Le craft inglesi si difendono dalla grande industria
Tu ti allarghi a colpi di annessioni o maxi-fusioni? E io mi consolido sul territorio o mi alleo con altri della mia stessa taglia: sarà modesta, ma l’unione fa pur sempre la forza. Così – in un ideale faccia a faccia con i giganti della mega-industria – potrebbe suonare la risposta dei birrifici medio-piccoli, in una sorta di riproposizione della replica di Pier Capponi ai francesi, Se voi suonerete le vostre trombe, noi suoneremo le nostre campane! Interessante ad esempio è rilevare quanto accade in Gran Bretagna, dove alcuni marchi nazionali di area craft si stanno attrezzando in vario modo a fronte di quella che sembra, da parte delle multinazionali, una manovra offensiva destinata a estendersi sul lungo periodo.
Così, mentre fa colpo la notizia relativa alla vendita di un nome storico come quello scozzese di Broughton (Biggar, Scottish Borders, la fondazione nel 1979) a un trio di uomini d’affari legati, ciascuno, a trascorsi proprio negli ambienti delle macrobreweries (Heineken e Diageo in modo specifico), ecco che rimbalzano – non certo indirette contromosse di proposito, ma certo operazioni che cadono a puntino, in tal senso – gli annunci diffusi da parte di due marchi ben conosciuti del panorama craft, quali St Austell e Oakham.
Partiamo dal secondo dei due. La Oakham Ales (di Peterborough, Cambridgeshire) ha reso nota la propria volontà di incrementare i volumi annui sfornati, ponendosi come traguardo quello dei 100mila ettolitri; intanto si è provveduto a potenziare lo staff direttivo, con l’inserimento di sette nuove figure. Quanto all’agguerrita brigata di St Austell (con base nella città omonima della Cornovaglia), ha appena aperto un nuovo sito di brassaggio: capace di quintuplicare il potenziale produttivo dell’azienda, servirà a elaborare ricette ispirate ai repertori anche diversi da quello britannico; sarà aperto a visite turistico-didattiche; e consentirà di rifornire in via continuativa ben 35 pub del circondario territoriale.
Procede inoltre, tornando a nord, in Scozia, il cammino intrapreso dalla Brewers Association of Scotland, patto di collaborazione siglato nel febbraio scorso da 8 realtà del Paese di William Wallace: Cairngorm (Aviemore), Fyne Ales (Argyll), Harviestoun (Alva, Clackmannanshire), Innis & Gunn (Edinburgh), Inveralmond (Stirling), Stewart (Edinburgh), WEST (Glasgow) e Williams Bros (Alloa).
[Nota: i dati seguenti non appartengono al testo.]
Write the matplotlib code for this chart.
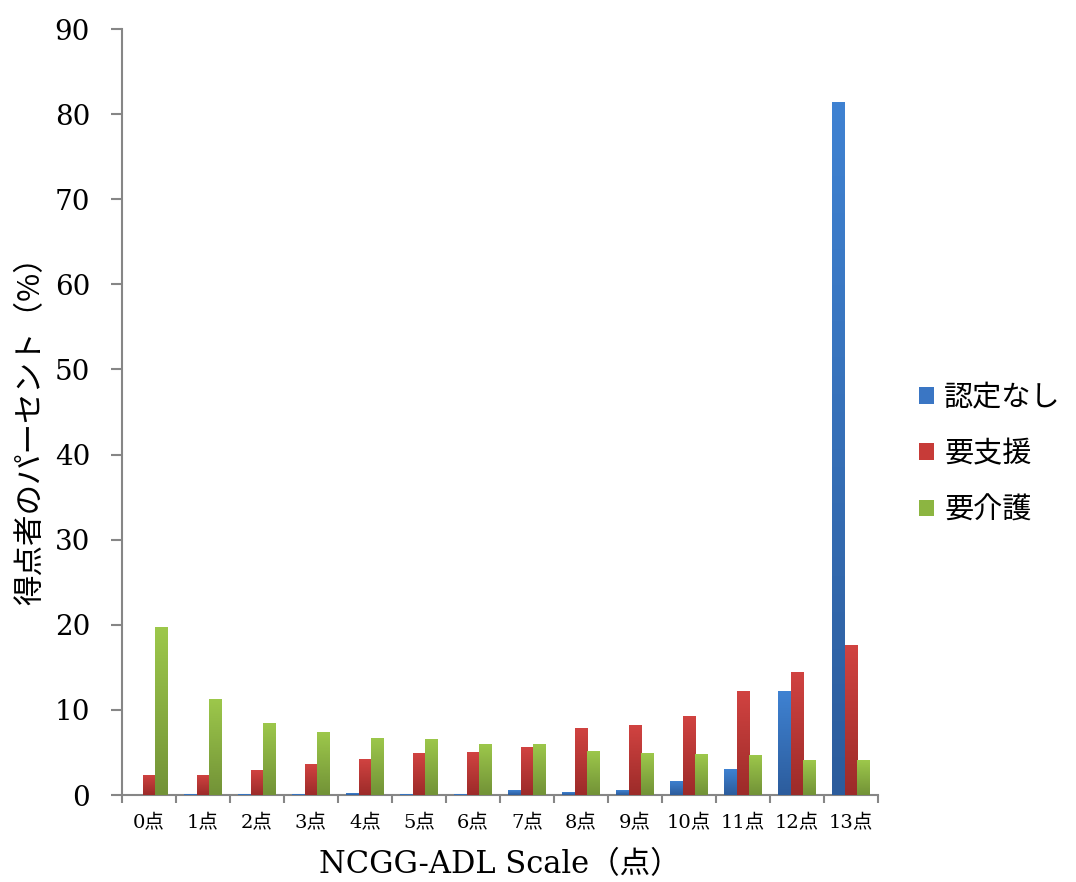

Una coalizione formatasi al momento giusto, appare evidente, a fronte dell’opportunità di anticipare sviluppi quali quelli cui abbiamo assistito in special modo nella seconda metà dell’anno, con l’accelerarsi dei processi di concentrazione tra giganti del settore e/o di cannibalizzazione, ad opera di alcuni di essi, nei confronti di soggetti appetibili e… assimilabili.
Ecco: i colossi. Come si muovono entro i confini di Sua Maestà? La Sab Miller – che inglese era (anzi anglo-sudafricana), ma che è stata di fatto assorbita dalla belga-brasiliano-statunitense AB InBev – aveva qualche mese fa messo a segno un colpo a sensazione, accaparrandosi un brand artigianale di grande valenza simbolica nel Regno Unito, come la Meantime di Londra. Ebbene, i nuovi padroni del colosso planetario (appunto il Cda dell’appena citata Anhauser-Busch InBev, alle prese con lo snellimento obbligatorio dei suoi possedimenti, intimato dalle autorità antitrust), hanno confermato di aver iniziato il lavoro di valutazione in ordine a quali marchi dell’attuale portfolio possano essere ceduti: e le indiscrezioni assicurano che in lista di cessione ci sarebbe proprio Meantime, insieme ad altri asset non di secondo piano, come a brouwerij olandese Grolsch.